Copy exactly the lines that run from the top of the listing to the line containing "prices = ['<20', '<50', '<100']", both ends included, and omit the pictures.
* * * * * * * * *
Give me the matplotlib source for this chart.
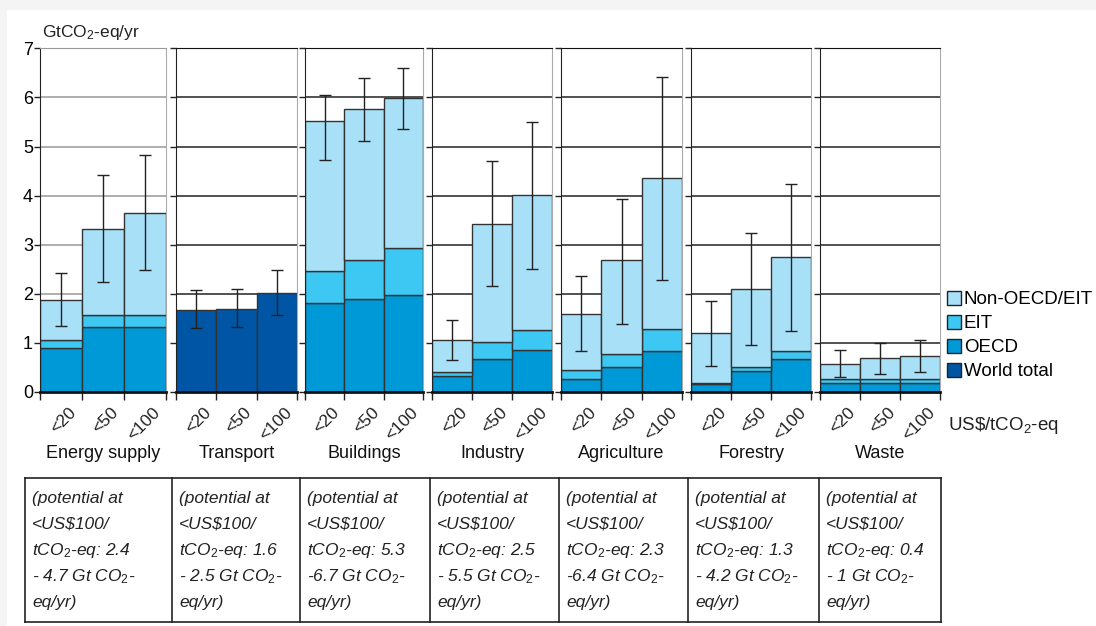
import matplotlib.pyplot as plt
from matplotlib.patches import Patch, Rectangle
from matplotlib.lines import Line2D

plt.rcParams['font.family'] = ['Liberation Sans', 'DejaVu Sans']
plt.rcParams['mathtext.fontset'] = 'custom'
plt.rcParams['mathtext.rm'] = 'Liberation Sans'
plt.rcParams['mathtext.it'] = 'Liberation Sans:italic'

sectors = ['Energy supply', 'Transport', 'Buildings', 'Industry',
           'Agriculture', 'Forestry', 'Waste']
prices = ['<20', '<50', '<100']

# GtCO2-eq/yr, per sector, per price class
oecd = [[0.90, 1.33, 1.33], [0, 0, 0], [1.82, 1.90, 1.97], [0.33, 0.68, 0.85],
        [0.27, 0.50, 0.84], [0.16, 0.43, 0.67], [0.18, 0.18, 0.18]]
eit = [[0.15, 0.23, 0.23], [0, 0, 0], [0.64, 0.79, 0.97], [0.08, 0.33, 0.41],
       [0.17, 0.27, 0.44], [0.03, 0.08, 0.17], [0.08, 0.08, 0.08]]
total = [[1.88, 3.31, 3.65], [1.68, 1.70, 2.01], [5.51, 5.76, 5.99], [1.05, 3.43, 4.01],
         [1.59, 2.68, 4.36], [1.20, 2.10, 2.74], [0.58, 0.69, 0.73]]
world_only = [False, True, False, False, False, False, False]
err_low = [[1.35, 2.24, 2.48], [1.30, 1.33, 1.56], [4.73, 5.11, 5.36], [0.65, 2.15, 2.50],
           [0.84, 1.39, 2.28], [0.53, 0.95, 1.24], [0.31, 0.37, 0.40]]
err_high = [[2.43, 4.41, 4.82], [2.08, 2.10, 2.48], [6.04, 6.39, 6.59], [1.46, 4.71, 5.49],
            [2.37, 3.94, 6.41], [1.86, 3.23, 4.23], [0.85, 0.99, 1.06]]
table_text = [
    ['2.4', '- 4.7'], ['1.6', '- 2.5'], ['5.3', '-6.7'], ['2.5', '- 5.5'],
    ['2.3', '-6.4'], ['1.3', '- 4.2'], ['0.4', '- 1'],
]

c_non = '#a8e0f8'
c_eit = '#3cc8f2'
c_oecd = '#0099d8'
c_world = '#0055a5'
edge = '#333333'

W, H = 1096, 626
fig = plt.figure(figsize=(W / 100, H / 100), dpi=100)
fig.patch.set_facecolor('#f4f4f4')
fig.patches.append(Rectangle((7 / W, 0), 1, 1 - 10 / H, transform=fig.transFigure,
                             facecolor='white', edgecolor='none', zorder=-10))

panel_x = [(40, 166), (176, 297), (305, 423), (432, 552), (561, 682), (691, 811), (820, 940)]
y_top, y_bot = 48.3, 392

for i, name in enumerate(sectors):
    L, R = panel_x[i]
    ax = fig.add_axes([L / W, 1 - y_bot / H, (R - L) / W, (y_bot - y_top) / H])
    ax.set_xlim(0, 3)
    ax.set_ylim(0, 7)
    x = [0.5, 1.5, 2.5]
    gc = '#999999' if i == 0 else '#222222'
    for yv in range(1, 7):
        ax.axhline(yv, color=gc, lw=1.1, zorder=0)
    if world_only[i]:
        ax.bar(x, total[i], width=1, color=c_world, edgecolor=edge, lw=1, zorder=2)
    else:
        o = oecd[i]
        e = eit[i]
        oe = [o[k] + e[k] for k in range(3)]
        non = [total[i][k] - oe[k] for k in range(3)]
        ax.bar(x, o, width=1, color=c_oecd, edgecolor=edge, lw=1, zorder=2)
        ax.bar(x, e, bottom=o, width=1, color=c_eit, edgecolor=edge, lw=1, zorder=2)
        ax.bar(x, non, bottom=oe, width=1, color=c_non, edgecolor=edge, lw=1, zorder=2)
    mid = [(err_low[i][k] + err_high[i][k]) / 2 for k in range(3)]
    yerr = [[mid[k] - err_low[i][k] for k in range(3)],
            [err_high[i][k] - mid[k] for k in range(3)]]
    ax.errorbar(x, mid, yerr=yerr, fmt='none', ecolor='#222222', elinewidth=1,
                capsize=4, capthick=1, zorder=3)

    ax.spines['top'].set_color('#999999' if i == 0 else '#111111')
    ax.spines['right'].set_color('#aaaaaa')
    ax.spines['left'].set_color('#222222')
    ax.spines['bottom'].set_color('#111111')
    ax.spines['bottom'].set_linewidth(2)
    ax.spines['bottom'].set_zorder(5)

    ax.set_yticks(range(0, 8))
    if i == 0:
        ax.set_yticklabels([str(v) for v in range(0, 8)], fontsize=13)
    else:
        ax.set_yticklabels([])
    ax.tick_params(axis='y', length=4, width=1, color='#222222', pad=1)
    ax.set_xticks([0, 1, 2, 3], minor=True)
    ax.tick_params(axis='x', which='minor', length=6, width=1, color='#222222')
    ax.set_xticks([xx + 0.18 for xx in x])
    ax.set_xticklabels(prices, rotation=45, ha='right', va='top',
                       rotation_mode='anchor', fontsize=12.5, color='#222222')
    ax.tick_params(axis='x', which='major', length=0, pad=9)

    ax.text(1.5, -1.25, name, ha='center', va='center', fontsize=13, color='#111111')

    # table cell below
    cl = [25, 172, 300, 430, 559, 688, 819, 941]
    lo, hi = table_text[i]
    lines = ['(potential at', '<US$100/', r'tCO$_2$-eq: ' + lo,
             hi + r' Gt CO$_2$-', 'eq/yr)']
    for j, ln in enumerate(lines):
        fig.text((cl[i] + 7) / W, 1 - (498 + 26.2 * j) / H, ln, fontsize=12.5,
                 style='italic', ha='left', va='center', color='#222222',
                 math_fontfamily='custom')

# table grid
cl = [25, 172, 300, 430, 559, 688, 819, 941]
for xv in cl:
    fig.add_artist(Line2D([xv / W, xv / W], [1 - 478 / H, 1 - 622 / H], color='#222222', lw=1.2))
for yv in (478, 622):
    fig.add_artist(Line2D([cl[0] / W, cl[-1] / W], [1 - yv / H, 1 - yv / H], color='#222222', lw=1.2))

fig.text(42 / W, 1 - 32 / H, r'GtCO$_2$-eq/yr', fontsize=12.5, ha='left', va='center',
         color='#222222')
fig.text(948 / W, 1 - 426 / H, r'US\$/tCO$_2$-eq', fontsize=13.5, ha='left', va='center',
         color='#222222')

handles = [Patch(facecolor=c, edgecolor='#222222', lw=1) for c in (c_non, c_eit, c_oecd, c_world)]
fig.legend(handles, ['Non-OECD/EIT', 'EIT', 'OECD', 'World total'], loc='upper left',
           bbox_to_anchor=(947 / W, 1 - 291 / H), frameon=False, fontsize=13.5,
           handlelength=0.75, handleheight=0.75, handletextpad=0.15, labelspacing=0.35,
           borderpad=0, borderaxespad=0)

fig.savefig('out.png', dpi=100)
* * * * * * * * *
→ OUTPUT BELOW:
Give me the matplotlib source for this chart.
import matplotlib.pyplot as plt
from matplotlib.patches import Patch, Rectangle
from matplotlib.lines import Line2D

plt.rcParams['font.family'] = ['Liberation Sans', 'DejaVu Sans']
plt.rcParams['mathtext.fontset'] = 'custom'
plt.rcParams['mathtext.rm'] = 'Liberation Sans'
plt.rcParams['mathtext.it'] = 'Liberation Sans:italic'

sectors = ['Energy supply', 'Transport', 'Buildings', 'Industry',
           'Agriculture', 'Forestry', 'Waste']
prices = ['<20', '<50', '<100']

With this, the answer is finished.